■ Problem ■
Return every record below exactly as written, but leave out the pictures.

■ Exercise input ■

┌────────

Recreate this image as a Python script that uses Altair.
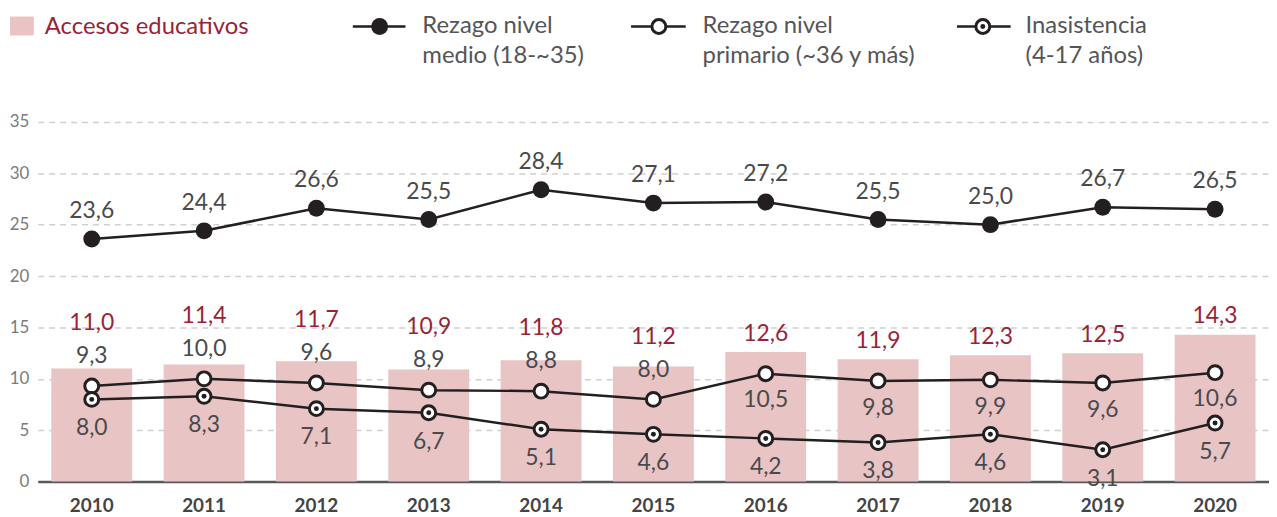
import altair as alt
import pandas as pd

years = ["2010", "2011", "2012", "2013", "2014", "2015", "2016", "2017", "2018", "2019", "2020"]
accesos = [11.0, 11.4, 11.7, 10.9, 11.8, 11.2, 12.6, 11.9, 12.3, 12.5, 14.3]
medio = [23.6, 24.4, 26.6, 25.5, 28.4, 27.1, 27.2, 25.5, 25.0, 26.7, 26.5]
primario = [9.3, 10.0, 9.6, 8.9, 8.8, 8.0, 10.5, 9.8, 9.9, 9.6, 10.6]
inasistencia = [8.0, 8.3, 7.1, 6.7, 5.1, 4.6, 4.2, 3.8, 4.6, 3.1, 5.7]
y_ticks = [0, 5, 10, 15, 20, 25, 30, 35]

FONT = "Lato"
BAR = "#e8c4c5"
RED = "#9a2236"
INK = "#231f20"
GREY_TXT = "#4a4a4c"

def fmt(v):
    return f"{v:.1f}".replace(".", ",")

df = pd.DataFrame({
    "year": years,
    "accesos": accesos,
    "medio": medio,
    "primario": primario,
    "inasistencia": inasistencia,
})
for c in ["accesos", "medio", "primario", "inasistencia"]:
    df[c + "_lbl"] = df[c].map(fmt)

base = alt.Chart(df)

SCALE_X = alt.Scale(paddingInner=0.28, paddingOuter=0.12)
X = alt.X("year:N", sort=years, title=None, scale=SCALE_X)

def yq(field):
    return alt.Y(f"{field}:Q", scale=alt.Scale(domain=[0, 35]), title=None)

bars = base.mark_bar(color=BAR).encode(
    x=alt.X("year:N", sort=years, title=None, scale=SCALE_X,
            axis=alt.Axis(labelAngle=0, labelFontWeight="bold", labelFontSize=19,
                          labelColor="#444444", labelPadding=15, ticks=False, tickSize=0,
                          domainColor="#58585a", domainWidth=2.5, grid=False)),
    y=alt.Y("accesos:Q", scale=alt.Scale(domain=[0, 35]), title=None,
            axis=alt.Axis(values=y_ticks, domain=False, ticks=False, labelFontSize=17,
                          labelColor="#7a7a7c", labelPadding=9, grid=True,
                          gridDash=[6, 5], gridColor="#d0d0d0", gridWidth=1.5)),
)

# red value label: above the bar, or above the primario label when that one sits above the line
bar_lbl = base.transform_calculate(
    lbl_y="toNumber(datum.year) <= 2015 ? max(datum.accesos + 1.8, datum.primario + 6.1) : datum.accesos + 1.8"
).mark_text(font=FONT, fontSize=23, color=RED, baseline="middle").encode(
    x=X, y=yq("lbl_y"), text="accesos_lbl:N"
)

line_kw = dict(color=INK, strokeWidth=2.5)
l_medio = base.mark_line(**line_kw).encode(x=X, y=yq("medio"))
p_medio = base.mark_point(shape="circle", filled=True, size=289, color=INK, opacity=1).encode(
    x=X, y=yq("medio"))
t_medio = base.mark_text(dy=-28, font=FONT, fontSize=23, color=GREY_TXT, baseline="middle").encode(
    x=X, y=yq("medio"), text="medio_lbl:N")

l_prim = base.mark_line(**line_kw).encode(x=X, y=yq("primario"))
p_prim = base.mark_point(shape="circle", filled=True, fill="white", stroke=INK, strokeWidth=3,
                         size=196, opacity=1).encode(x=X, y=yq("primario"))
t_prim_up = base.transform_filter("toNumber(datum.year) <= 2015").mark_text(
    dy=-30, font=FONT, fontSize=23, color=GREY_TXT, baseline="middle").encode(
    x=X, y=yq("primario"), text="primario_lbl:N")
t_prim_dn = base.transform_filter("toNumber(datum.year) > 2015").mark_text(
    dy=27, font=FONT, fontSize=23, color=GREY_TXT, baseline="middle").encode(
    x=X, y=yq("primario"), text="primario_lbl:N")

l_ina = base.mark_line(**line_kw).encode(x=X, y=yq("inasistencia"))
p_ina = base.mark_point(shape="circle", filled=True, fill="white", stroke=INK, strokeWidth=3,
                        size=196, opacity=1).encode(x=X, y=yq("inasistencia"))
d_ina = base.mark_point(shape="circle", filled=True, size=25, color=INK, opacity=1).encode(
    x=X, y=yq("inasistencia"))
t_ina = base.mark_text(dy=29, font=FONT, fontSize=23, color=GREY_TXT, baseline="middle").encode(
    x=X, y=yq("inasistencia"), text="inasistencia_lbl:N")

# ---- legend (drawn above the plot area; plot origin sits at page (38,121)) ----
OX, OY = 38, 121
one = pd.DataFrame({"k": [0]})
leg = []
leg.append(alt.Chart(one).mark_rect(color=BAR).encode(
    x=alt.value(10 - OX), x2=alt.value(34 - OX), y=alt.value(15 - OY), y2=alt.value(34 - OY)))
leg.append(alt.Chart(one).mark_text(text="Accesos educativos", align="left", baseline="alphabetic",
                                    font=FONT, fontSize=24, color=RED).encode(
    x=alt.value(45 - OX), y=alt.value(33 - OY)))

items = [
    (355, 408, 382, 425, ["Rezago nivel", "medio (18-~35)"], "filled"),
    (635, 690, 663, 707, ["Rezago nivel", "primario (~36 y más)"], "open"),
    (963, 1017, 989, 1032, ["Inasistencia", "(4-17 años)"], "dot"),
]
for x1, x2, cx, tx, txt, kind in items:
    leg.append(alt.Chart(one).mark_rule(color=INK, strokeWidth=2.5).encode(
        x=alt.value(x1 - OX), x2=alt.value(x2 - OX), y=alt.value(25 - OY)))
    if kind == "filled":
        leg.append(alt.Chart(one).mark_point(shape="circle", filled=True, size=289, color=INK, opacity=1).encode(
            x=alt.value(cx - OX), y=alt.value(25 - OY)))
    else:
        leg.append(alt.Chart(one).mark_point(shape="circle", filled=True, fill="white", stroke=INK,
                                             strokeWidth=3, size=196, opacity=1).encode(
            x=alt.value(cx - OX), y=alt.value(25 - OY)))
        if kind == "dot":
            leg.append(alt.Chart(one).mark_point(shape="circle", filled=True, size=25, color=INK, opacity=1).encode(
                x=alt.value(cx - OX), y=alt.value(25 - OY)))
    leg.append(alt.Chart(one).mark_text(text=txt, align="left", baseline="alphabetic", lineHeight=30,
                                        font=FONT, fontSize=24, color="#555557").encode(
        x=alt.value(tx - OX), y=alt.value(32 - OY)))

chart = alt.layer(
    bars, l_medio, l_prim, l_ina, p_medio, p_prim, p_ina, d_ina,
    bar_lbl, t_medio, t_prim_up, t_prim_dn, t_ina, *leg
).properties(
    width=1239, height=362,
    autosize=alt.AutoSizeParams(type="none"),
    padding={"left": 30, "top": 113, "right": 0, "bottom": 34},
).configure(font=FONT).configure_view(stroke=None).configure_axis(labelFont=FONT)

chart.save("out.html", embed_options={"renderer": "svg", "actions": False})
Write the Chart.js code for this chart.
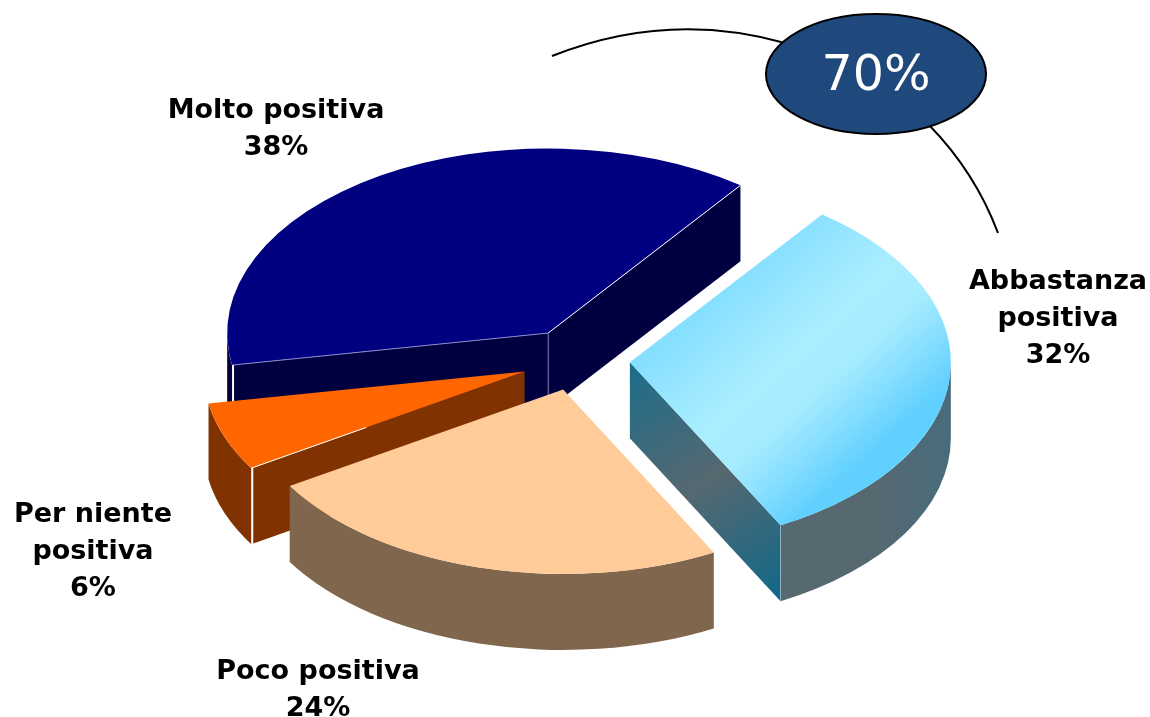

└────────

■ Solution for this problem ■
Recreate this image as a Python script that uses Altair.
import altair as alt
import pandas as pd

years = ["2010", "2011", "2012", "2013", "2014", "2015", "2016", "2017", "2018", "2019", "2020"]
accesos = [11.0, 11.4, 11.7, 10.9, 11.8, 11.2, 12.6, 11.9, 12.3, 12.5, 14.3]
medio = [23.6, 24.4, 26.6, 25.5, 28.4, 27.1, 27.2, 25.5, 25.0, 26.7, 26.5]
primario = [9.3, 10.0, 9.6, 8.9, 8.8, 8.0, 10.5, 9.8, 9.9, 9.6, 10.6]
inasistencia = [8.0, 8.3, 7.1, 6.7, 5.1, 4.6, 4.2, 3.8, 4.6, 3.1, 5.7]
y_ticks = [0, 5, 10, 15, 20, 25, 30, 35]

FONT = "Lato"
BAR = "#e8c4c5"
RED = "#9a2236"
INK = "#231f20"
GREY_TXT = "#4a4a4c"

def fmt(v):
    return f"{v:.1f}".replace(".", ",")

df = pd.DataFrame({
    "year": years,
    "accesos": accesos,
    "medio": medio,
    "primario": primario,
    "inasistencia": inasistencia,
})
for c in ["accesos", "medio", "primario", "inasistencia"]:
    df[c + "_lbl"] = df[c].map(fmt)

base = alt.Chart(df)

SCALE_X = alt.Scale(paddingInner=0.28, paddingOuter=0.12)
X = alt.X("year:N", sort=years, title=None, scale=SCALE_X)

def yq(field):
    return alt.Y(f"{field}:Q", scale=alt.Scale(domain=[0, 35]), title=None)

bars = base.mark_bar(color=BAR).encode(
    x=alt.X("year:N", sort=years, title=None, scale=SCALE_X,
            axis=alt.Axis(labelAngle=0, labelFontWeight="bold", labelFontSize=19,
                          labelColor="#444444", labelPadding=15, ticks=False, tickSize=0,
                          domainColor="#58585a", domainWidth=2.5, grid=False)),
    y=alt.Y("accesos:Q", scale=alt.Scale(domain=[0, 35]), title=None,
            axis=alt.Axis(values=y_ticks, domain=False, ticks=False, labelFontSize=17,
                          labelColor="#7a7a7c", labelPadding=9, grid=True,
                          gridDash=[6, 5], gridColor="#d0d0d0", gridWidth=1.5)),
)

# red value label: above the bar, or above the primario label when that one sits above the line
bar_lbl = base.transform_calculate(
    lbl_y="toNumber(datum.year) <= 2015 ? max(datum.accesos + 1.8, datum.primario + 6.1) : datum.accesos + 1.8"
).mark_text(font=FONT, fontSize=23, color=RED, baseline="middle").encode(
    x=X, y=yq("lbl_y"), text="accesos_lbl:N"
)

line_kw = dict(color=INK, strokeWidth=2.5)
l_medio = base.mark_line(**line_kw).encode(x=X, y=yq("medio"))
p_medio = base.mark_point(shape="circle", filled=True, size=289, color=INK, opacity=1).encode(
    x=X, y=yq("medio"))
t_medio = base.mark_text(dy=-28, font=FONT, fontSize=23, color=GREY_TXT, baseline="middle").encode(
    x=X, y=yq("medio"), text="medio_lbl:N")

l_prim = base.mark_line(**line_kw).encode(x=X, y=yq("primario"))
p_prim = base.mark_point(shape="circle", filled=True, fill="white", stroke=INK, strokeWidth=3,
                         size=196, opacity=1).encode(x=X, y=yq("primario"))
t_prim_up = base.transform_filter("toNumber(datum.year) <= 2015").mark_text(
    dy=-30, font=FONT, fontSize=23, color=GREY_TXT, baseline="middle").encode(
    x=X, y=yq("primario"), text="primario_lbl:N")
t_prim_dn = base.transform_filter("toNumber(datum.year) > 2015").mark_text(
    dy=27, font=FONT, fontSize=23, color=GREY_TXT, baseline="middle").encode(
    x=X, y=yq("primario"), text="primario_lbl:N")

l_ina = base.mark_line(**line_kw).encode(x=X, y=yq("inasistencia"))
p_ina = base.mark_point(shape="circle", filled=True, fill="white", stroke=INK, strokeWidth=3,
                        size=196, opacity=1).encode(x=X, y=yq("inasistencia"))
d_ina = base.mark_point(shape="circle", filled=True, size=25, color=INK, opacity=1).encode(
    x=X, y=yq("inasistencia"))
t_ina = base.mark_text(dy=29, font=FONT, fontSize=23, color=GREY_TXT, baseline="middle").encode(
    x=X, y=yq("inasistencia"), text="inasistencia_lbl:N")

# ---- legend (drawn above the plot area; plot origin sits at page (38,121)) ----
OX, OY = 38, 121
one = pd.DataFrame({"k": [0]})
leg = []
leg.append(alt.Chart(one).mark_rect(color=BAR).encode(
    x=alt.value(10 - OX), x2=alt.value(34 - OX), y=alt.value(15 - OY), y2=alt.value(34 - OY)))
leg.append(alt.Chart(one).mark_text(text="Accesos educativos", align="left", baseline="alphabetic",
                                    font=FONT, fontSize=24, color=RED).encode(
    x=alt.value(45 - OX), y=alt.value(33 - OY)))

items = [
    (355, 408, 382, 425, ["Rezago nivel", "medio (18-~35)"], "filled"),
    (635, 690, 663, 707, ["Rezago nivel", "primario (~36 y más)"], "open"),
    (963, 1017, 989, 1032, ["Inasistencia", "(4-17 años)"], "dot"),
]
for x1, x2, cx, tx, txt, kind in items:
    leg.append(alt.Chart(one).mark_rule(color=INK, strokeWidth=2.5).encode(
        x=alt.value(x1 - OX), x2=alt.value(x2 - OX), y=alt.value(25 - OY)))
    if kind == "filled":
        leg.append(alt.Chart(one).mark_point(shape="circle", filled=True, size=289, color=INK, opacity=1).encode(
            x=alt.value(cx - OX), y=alt.value(25 - OY)))
    else:
        leg.append(alt.Chart(one).mark_point(shape="circle", filled=True, fill="white", stroke=INK,
                                             strokeWidth=3, size=196, opacity=1).encode(
            x=alt.value(cx - OX), y=alt.value(25 - OY)))
        if kind == "dot":
            leg.append(alt.Chart(one).mark_point(shape="circle", filled=True, size=25, color=INK, opacity=1).encode(
                x=alt.value(cx - OX), y=alt.value(25 - OY)))
    leg.append(alt.Chart(one).mark_text(text=txt, align="left", baseline="alphabetic", lineHeight=30,
                                        font=FONT, fontSize=24, color="#555557").encode(
        x=alt.value(tx - OX), y=alt.value(32 - OY)))

chart = alt.layer(
    bars, l_medio, l_prim, l_ina, p_medio, p_prim, p_ina, d_ina,
    bar_lbl, t_medio, t_prim_up, t_prim_dn, t_ina, *leg
).properties(
    width=1239, height=362,
    autosize=alt.AutoSizeParams(type="none"),
    padding={"left": 30, "top": 113, "right": 0, "bottom": 34},
).configure(font=FONT).configure_view(stroke=None).configure_axis(labelFont=FONT)

chart.save("out.html", embed_options={"renderer": "svg", "actions": False})
Write the Chart.js code for this chart.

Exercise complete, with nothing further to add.